Another of those said to have been present was a Dan Harte, from Clonakilty, who felt strongly that the condemned men should be given the chance to say a last prayer and was disturbed by a soldier’s atheistic refusal to accept.
This descended into bleak humour, as recorded in one second-hand account, when Harte complained to the intended victim: “Blast you man, haven’t you got a soul?” to which the soldier pointed at the underside of his boot and punned: “That’s the only sole I’ve got.”
As for O’Sullivan, recalling his own part in the event 60 years later, he summed up: “The revulsion of taking a human life goes very deep in a person.”
Whatever the original inspiration, O’Connor’s story of captors and captives bonding inconveniently is a recurring one in Irish literature and film, reprised by Brendan Behan’s The Hostage and Neil Jordan’s The Crying Game.
Kevin Barry’s rewrite for Corcadorca, meanwhile, has Belcher echo the words of Compton-Smith, who in a last letter to his wife pledged he would die “like an Englishman and a soldier”.
But as well as being all-female, the cast (Gina Moxley, Amy Conroy, Liz Fitzgibbon, and Chloe O’Reilly) speak only in Irish accents, emphasising the common humanity of those involved and the randomness of their ordained roles.
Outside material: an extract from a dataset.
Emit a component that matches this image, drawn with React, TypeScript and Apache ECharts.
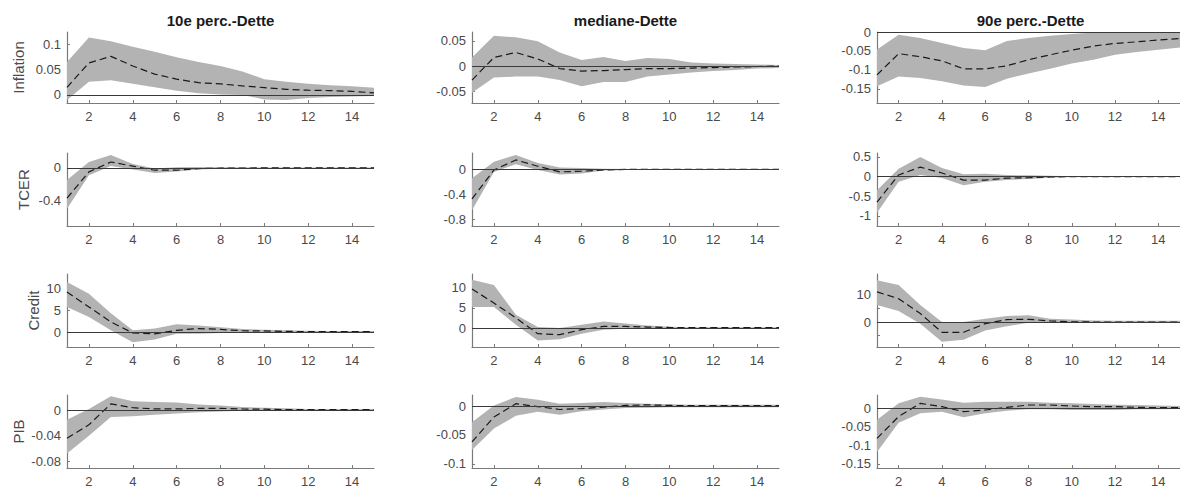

Adding another strange twist to the original, the closing narration is read by a South African poet, Neo Gilson, Corcadorca’s current artist-in-residence, although even in her outsider’s voice, Bonaparte’s sad epiphany remains unchanged:
“…with me it was as if the patch of bog where the Englishmen were was a million miles away […] and I was somehow very small and very lost and lonely like a child astray in the snow. And anything that happened to me afterwards I never felt the same about again.”